AVAILABLE DATA -
◆ ◆ ◆

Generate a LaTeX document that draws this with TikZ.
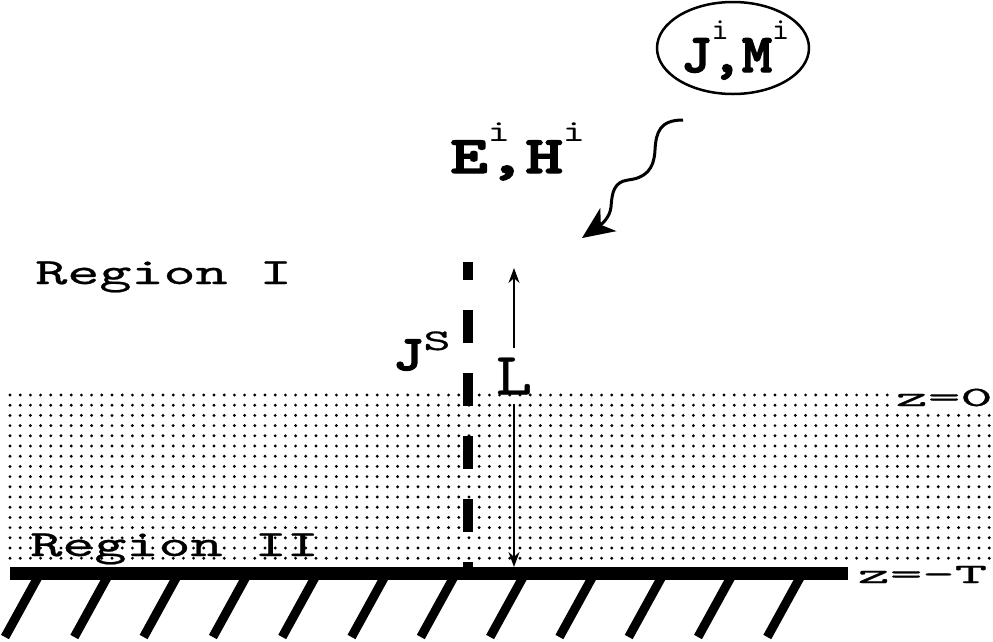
\documentclass[tikz,border=0pt]{standalone}
\usepackage{fontspec}
\usetikzlibrary{positioning, shapes.geometric, arrows.meta}

\newfontfamily\lmtt{lmmono10-regular.otf}
\newfontfamily\lmttm[FakeBold=0.6]{lmmono10-regular.otf}
\newfontfamily\lmttb[FakeBold=2.5]{lmmonolt10-bold.otf}
\newcommand{\supi}[1]{\raisebox{0.6em}{\lmtt\fontsize{#1}{#1}\selectfont i}}
\newcommand{\withsup}[3]{#1\rlap{\supi{#3}},#2\supi{#3}}

\begin{document}
\begin{tikzpicture}[x=1pt, y=-1pt,
    region/.style={font=\lmttm\fontsize{37}{37}\selectfont, inner sep=0pt, xscale=1.65, anchor=base west},
    zlabel/.style={font=\lmttm\fontsize{28}{28}\selectfont, inner sep=1pt, xscale=2.2, anchor=base west, fill=white},
    boldlabel/.style={font=\lmttb\fontsize{#1}{#1}\selectfont, inner sep=0pt},
    dimarrow/.style={-{Stealth[length=15pt, width=11pt]}, line width=1.8pt},
    wave/.style={-{Stealth[length=32pt, width=28pt, inset=9pt]}, line width=3pt},
    hatch/.style={line width=9pt, line cap=butt}]
    \useasboundingbox (0,0) rectangle (993,641);

    % Dotted layer
    \foreach \y in {395,405.2,...,563} {
        \foreach \x in {10,20.2,...,993} {
            \fill (\x,\y) circle (1.6);
        }
    }

    % Ground
    \foreach \i in {0,...,11} {
        \draw[hatch] (38+69.3*\i,577) -- ++(-33,60);
    }
    \coordinate (gl) at (10,573.5);
    \coordinate (gr) at (848,573.5);
    \draw[line width=13pt] (gl) -- (gr);
    \node[zlabel] (zT) at (855,583) {z=-T};
    \node[zlabel] (z0) at (893,406) {z=0};

    % Regions
    \node[region] (regI) at (35,284) {Region I};
    \node[region] (regII) at (30,556) {Region II};

    % Strip current
    \coordinate (stop) at (468,262);
    \coordinate (sbot) at (468,572);
    \draw[line width=10pt, dash pattern=on 33pt off 30pt, dash phase=23pt] (sbot) -- (stop);
    \node[boldlabel=50, anchor=base west, xscale=1.15] (js) at (393,370)
        {J\raisebox{0.4em}{\lmttm\fontsize{30}{30}\selectfont\scalebox{1.5}[1]{S}}};

    % Height L
    \node[font=\lmttm\fontsize{60}{60}\selectfont, xscale=1.15, inner sep=9pt] (L) at (514,376) {L};
    \coordinate (Ltop) at (514,268);
    \coordinate (Lbot) at (514,567);
    \draw[dimarrow] (L.north) -- (Ltop);
    \draw[dimarrow] (L.south) -- (Lbot);

    % Source and incident field
    \node[draw, ellipse, line width=2.5pt, minimum width=152pt, minimum height=92pt,
          inner sep=0pt] (src) at (733,48) {};
    \node[boldlabel=55, anchor=base west, xscale=1.05] (srct) at (681,72) {\withsup{J}{M}{31}};
    \node[boldlabel=53, anchor=base west, xscale=1.35] (inc) at (450,173) {\withsup{E}{H}{31}};
    \coordinate (wstart) at (683,120);
    \coordinate (wtip) at (582,238);
    \draw[wave] (wstart) .. controls (660,120) and (656,132) .. (655,150)
        .. controls (654,170) and (645,178) .. (628,180)
        .. controls (614,182) and (612,192) .. (611,207)
        .. controls (610,217) and (602,224) .. (wtip);

\end{tikzpicture}
\end{document}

◆ ◆ ◆

WHAT YOU NEED TO DO -
Repeat the material exactly as it reads, without any of its pictures.

COMPLETE OUTPUT -
Generate a LaTeX document that draws this with TikZ.
\documentclass[tikz,border=0pt]{standalone}
\usepackage{fontspec}
\usetikzlibrary{positioning, shapes.geometric, arrows.meta}

\newfontfamily\lmtt{lmmono10-regular.otf}
\newfontfamily\lmttm[FakeBold=0.6]{lmmono10-regular.otf}
\newfontfamily\lmttb[FakeBold=2.5]{lmmonolt10-bold.otf}
\newcommand{\supi}[1]{\raisebox{0.6em}{\lmtt\fontsize{#1}{#1}\selectfont i}}
\newcommand{\withsup}[3]{#1\rlap{\supi{#3}},#2\supi{#3}}

\begin{document}
\begin{tikzpicture}[x=1pt, y=-1pt,
    region/.style={font=\lmttm\fontsize{37}{37}\selectfont, inner sep=0pt, xscale=1.65, anchor=base west},
    zlabel/.style={font=\lmttm\fontsize{28}{28}\selectfont, inner sep=1pt, xscale=2.2, anchor=base west, fill=white},
    boldlabel/.style={font=\lmttb\fontsize{#1}{#1}\selectfont, inner sep=0pt},
    dimarrow/.style={-{Stealth[length=15pt, width=11pt]}, line width=1.8pt},
    wave/.style={-{Stealth[length=32pt, width=28pt, inset=9pt]}, line width=3pt},
    hatch/.style={line width=9pt, line cap=butt}]
    \useasboundingbox (0,0) rectangle (993,641);

    % Dotted layer
    \foreach \y in {395,405.2,...,563} {
        \foreach \x in {10,20.2,...,993} {
            \fill (\x,\y) circle (1.6);
        }
    }

    % Ground
    \foreach \i in {0,...,11} {
        \draw[hatch] (38+69.3*\i,577) -- ++(-33,60);
    }
    \coordinate (gl) at (10,573.5);
    \coordinate (gr) at (848,573.5);
    \draw[line width=13pt] (gl) -- (gr);
    \node[zlabel] (zT) at (855,583) {z=-T};
    \node[zlabel] (z0) at (893,406) {z=0};

    % Regions
    \node[region] (regI) at (35,284) {Region I};
    \node[region] (regII) at (30,556) {Region II};

    % Strip current
    \coordinate (stop) at (468,262);
    \coordinate (sbot) at (468,572);
    \draw[line width=10pt, dash pattern=on 33pt off 30pt, dash phase=23pt] (sbot) -- (stop);
    \node[boldlabel=50, anchor=base west, xscale=1.15] (js) at (393,370)
        {J\raisebox{0.4em}{\lmttm\fontsize{30}{30}\selectfont\scalebox{1.5}[1]{S}}};

    % Height L
    \node[font=\lmttm\fontsize{60}{60}\selectfont, xscale=1.15, inner sep=9pt] (L) at (514,376) {L};
    \coordinate (Ltop) at (514,268);
    \coordinate (Lbot) at (514,567);
    \draw[dimarrow] (L.north) -- (Ltop);
    \draw[dimarrow] (L.south) -- (Lbot);

    % Source and incident field
    \node[draw, ellipse, line width=2.5pt, minimum width=152pt, minimum height=92pt,
          inner sep=0pt] (src) at (733,48) {};
    \node[boldlabel=55, anchor=base west, xscale=1.05] (srct) at (681,72) {\withsup{J}{M}{31}};
    \node[boldlabel=53, anchor=base west, xscale=1.35] (inc) at (450,173) {\withsup{E}{H}{31}};
    \coordinate (wstart) at (683,120);
    \coordinate (wtip) at (582,238);
    \draw[wave] (wstart) .. controls (660,120) and (656,132) .. (655,150)
        .. controls (654,170) and (645,178) .. (628,180)
        .. controls (614,182) and (612,192) .. (611,207)
        .. controls (610,217) and (602,224) .. (wtip);

\end{tikzpicture}
\end{document}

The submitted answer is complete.